The settlement comes amid a long, and ongoing, history of unsafe drinking water in Indigenous communities across Canada. In 2015, a study conducted by the government found 105 long-term drinking water advisories in effect in 67 communities. Since 2015, 128 long-term drinking water advisories have been lifted, but as of February of this year, 36 long-term advisories in 29 different Indigenous communities remain in effect. Impacted First Nations will receive at least $500,000 and have up to December to file claims. Individuals must file claims by March of next year.
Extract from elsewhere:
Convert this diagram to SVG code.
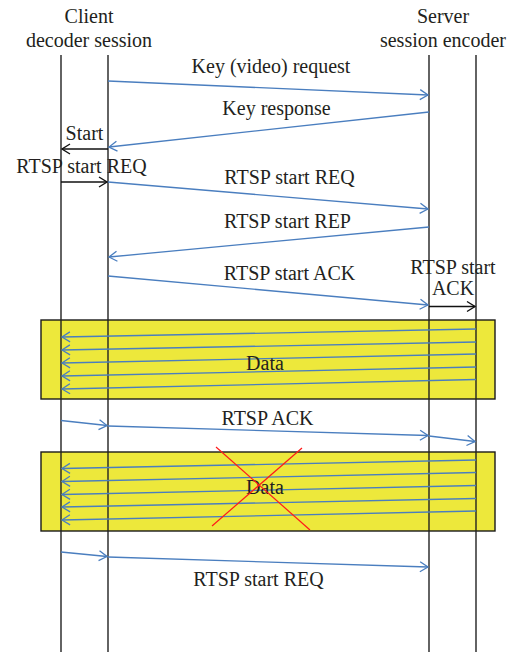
<svg xmlns="http://www.w3.org/2000/svg" width="519" height="652" viewBox="0 0 519 652">
<style>
text{font-family:"Liberation Serif","Times New Roman",serif;font-size:20px;fill:#231f20;text-anchor:middle}
.life{stroke:#222;stroke-width:1.4;fill:none}
.box{fill:#ede83b;stroke:#1a1a1a;stroke-width:1.4}
.msg{stroke:#4a7ebf;stroke-width:1.3;fill:none;marker-end:url(#ab)}
.blk{stroke:#111;stroke-width:1.4;fill:none;marker-end:url(#ak)}
.x{stroke:#ff1a1a;stroke-width:1.2}
</style>
<defs>
<marker id="ab" markerUnits="userSpaceOnUse" markerWidth="12" markerHeight="12" refX="9" refY="5" orient="auto" overflow="visible">
<path d="M1,0 L9,5 L1,10" fill="none" stroke="#4a7ebf" stroke-width="1.3"/>
</marker>
<marker id="ak" markerUnits="userSpaceOnUse" markerWidth="12" markerHeight="12" refX="9" refY="5" orient="auto" overflow="visible">
<path d="M1,0 L9,5 L1,10" fill="none" stroke="#111" stroke-width="1.4"/>
</marker>
</defs>
<rect width="519" height="652" fill="#fff"/>
<g id="titles">
<text x="89" y="23">Client</text>
<text x="89" y="47">decoder session</text>
<text x="443" y="23">Server</text>
<text x="443" y="47">session encoder</text>
</g>
<g id="data-box-1"><rect class="box" x="41" y="320" width="454" height="79"/></g>
<g id="data-box-2"><rect class="box" x="41" y="452" width="454" height="79"/></g>
<g id="client-decoder"><line class="life" x1="61" y1="55" x2="61" y2="652"/></g>
<g id="client-session"><line class="life" x1="108" y1="55" x2="108" y2="652"/></g>
<g id="server-session"><line class="life" x1="429" y1="55" x2="429" y2="652"/></g>
<g id="server-encoder"><line class="life" x1="476" y1="55" x2="476" y2="652"/></g>
<g id="connectors">
<line class="msg" x1="108" y1="81" x2="428" y2="95"/>
<line class="msg" x1="429" y1="112" x2="109" y2="147"/>
<line class="blk" x1="108" y1="149" x2="62" y2="149"/>
<line class="blk" x1="61" y1="182" x2="107" y2="182"/>
<line class="msg" x1="108" y1="182" x2="428" y2="209"/>
<line class="msg" x1="429" y1="227" x2="109" y2="257"/>
<line class="msg" x1="108" y1="276" x2="428" y2="305"/>
<line class="blk" x1="429" y1="306.5" x2="475" y2="306.5"/>
<line class="msg" x1="476" y1="329" x2="62" y2="337"/>
<line class="msg" x1="476" y1="342" x2="62" y2="350"/>
<line class="msg" x1="476" y1="354" x2="62" y2="363"/>
<line class="msg" x1="476" y1="367" x2="62" y2="376"/>
<line class="msg" x1="476" y1="379.5" x2="62" y2="389"/>
<line class="msg" x1="61" y1="420.5" x2="107" y2="425.5"/>
<line class="msg" x1="108" y1="426" x2="428" y2="435.5"/>
<line class="msg" x1="429" y1="436" x2="475" y2="441.5"/>
<line class="msg" x1="476" y1="460" x2="62" y2="468.5"/>
<line class="msg" x1="476" y1="472.5" x2="62" y2="481.5"/>
<line class="msg" x1="476" y1="485.5" x2="62" y2="494.5"/>
<line class="msg" x1="476" y1="498.5" x2="62" y2="507"/>
<line class="msg" x1="476" y1="511" x2="62" y2="520"/>
<line class="msg" x1="61" y1="552" x2="107" y2="556.5"/>
<line class="msg" x1="108" y1="557" x2="428" y2="567"/>
</g>
<g id="labels">
<text x="271" y="73">Key (video) request</text>
<text x="276.5" y="115">Key response</text>
<text x="84.5" y="140">Start</text>
<text x="81.5" y="173">RTSP start REQ</text>
<text x="289.5" y="184">RTSP start REQ</text>
<text x="287.5" y="228">RTSP start REP</text>
<text x="289.5" y="280">RTSP start ACK</text>
<text x="453" y="274">RTSP start</text>
<text x="453" y="295">ACK</text>
<text x="265" y="370">Data</text>
<text x="267.5" y="425">RTSP ACK</text>
<text x="265" y="494">Data</text>
<text x="258.5" y="586">RTSP start REQ</text>
</g>
<g id="lost-mark">
<line class="x" x1="216" y1="447" x2="310" y2="530"/>
<line class="x" x1="302" y1="448" x2="212" y2="526"/>
</g>
</svg>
After the settlement was announced, Tataskweyak Cree Nation Chief Doreen Spence told the CBC, “This is a historic moment for Tataskweyak Cree Nation and First Nations across the country. First Nations will now be able to work with Canada in a more meaningful way, and have access to water standards on reserve that have never existed before. We look forward to seeing the day where all First Nations have access to safe water, now and forever.”

In the US, Indigenous communities have also faced a generations-long struggle to access safe drinking water. According to the US Water Alliance, Indigenous people are less likely to have plumbing in their homes and have access to clean drinking water than any other group in the country. Although various state and federal infrastructure projects have included funding for Indigenous water infrastructure, there has never been a settlement on par with the First Nations Drinking Water Settlement.

In addition to $1.8 billion set aside for direct compensation, the settlement includes $6 billion to fund water infrastructure projects in First Nations communities. The settlement also creates a First Nations Advisory Committee on Safe Drinking Water and commits to helping First Nations develop their own clean water legislation.

The settlement comes in the wake of the Canadian government announcing $40 billion (CAD) ($31.5 billion USD) to compensate residential school survivors and to improve social services for Indigenous children.